Task details →
Find each line with the string "this" and copy it.

Data shown →
※ ※ ※

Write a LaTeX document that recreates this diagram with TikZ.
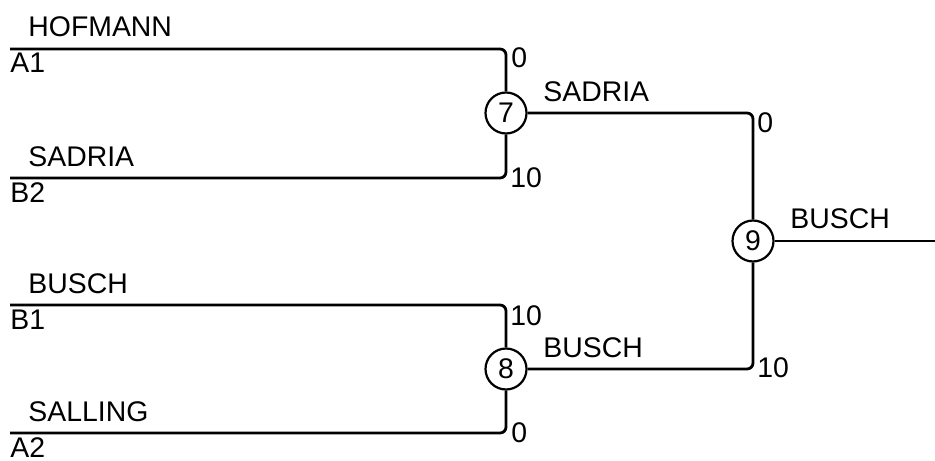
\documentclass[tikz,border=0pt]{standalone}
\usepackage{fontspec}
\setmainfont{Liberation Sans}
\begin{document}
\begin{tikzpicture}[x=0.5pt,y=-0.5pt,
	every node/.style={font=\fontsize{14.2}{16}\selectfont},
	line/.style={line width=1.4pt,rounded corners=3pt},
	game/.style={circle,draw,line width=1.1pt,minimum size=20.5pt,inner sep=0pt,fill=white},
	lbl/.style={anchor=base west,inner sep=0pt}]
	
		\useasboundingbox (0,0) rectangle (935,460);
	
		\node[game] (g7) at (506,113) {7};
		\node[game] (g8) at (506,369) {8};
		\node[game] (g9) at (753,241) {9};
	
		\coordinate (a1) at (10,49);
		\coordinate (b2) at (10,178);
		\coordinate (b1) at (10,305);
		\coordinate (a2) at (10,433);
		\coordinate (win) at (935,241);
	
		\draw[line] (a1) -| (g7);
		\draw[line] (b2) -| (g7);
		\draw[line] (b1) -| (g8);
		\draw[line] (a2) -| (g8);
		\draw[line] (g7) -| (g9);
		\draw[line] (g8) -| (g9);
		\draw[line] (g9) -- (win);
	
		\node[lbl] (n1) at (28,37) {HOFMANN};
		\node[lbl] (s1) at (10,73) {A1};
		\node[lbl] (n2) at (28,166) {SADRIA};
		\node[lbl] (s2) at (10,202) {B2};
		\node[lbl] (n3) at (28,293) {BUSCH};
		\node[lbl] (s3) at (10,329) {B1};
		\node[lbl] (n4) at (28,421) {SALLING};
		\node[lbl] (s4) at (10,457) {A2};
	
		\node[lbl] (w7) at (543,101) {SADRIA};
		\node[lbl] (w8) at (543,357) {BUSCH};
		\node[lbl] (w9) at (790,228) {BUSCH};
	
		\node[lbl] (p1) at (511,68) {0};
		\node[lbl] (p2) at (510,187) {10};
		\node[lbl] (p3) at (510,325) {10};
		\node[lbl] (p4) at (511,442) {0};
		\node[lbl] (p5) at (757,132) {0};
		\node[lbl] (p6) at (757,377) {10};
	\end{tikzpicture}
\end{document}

※ ※ ※

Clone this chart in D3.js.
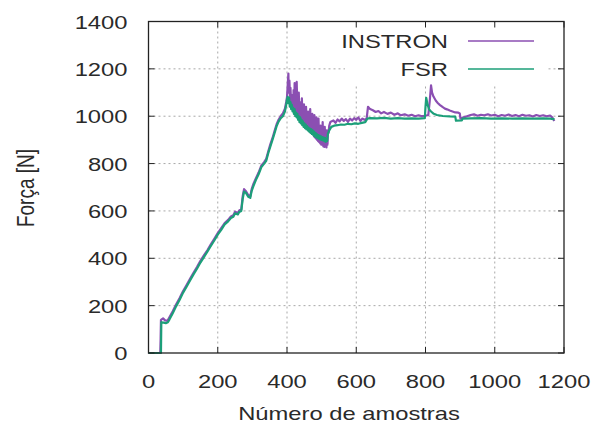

※ ※ ※

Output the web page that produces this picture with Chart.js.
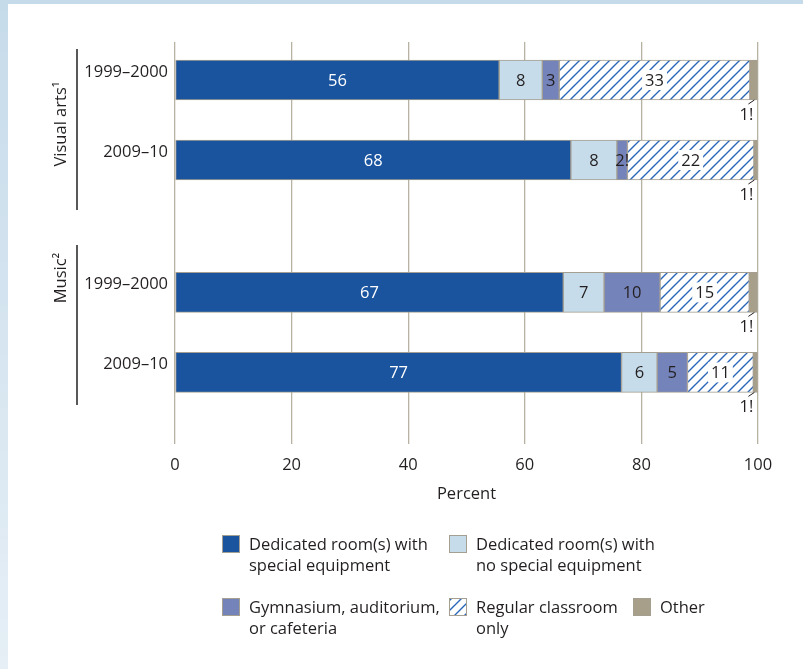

※ ※ ※

Written solution →
Write a LaTeX document that recreates this diagram with TikZ.
Clone this chart in D3.js.
Output the web page that produces this picture with Chart.js.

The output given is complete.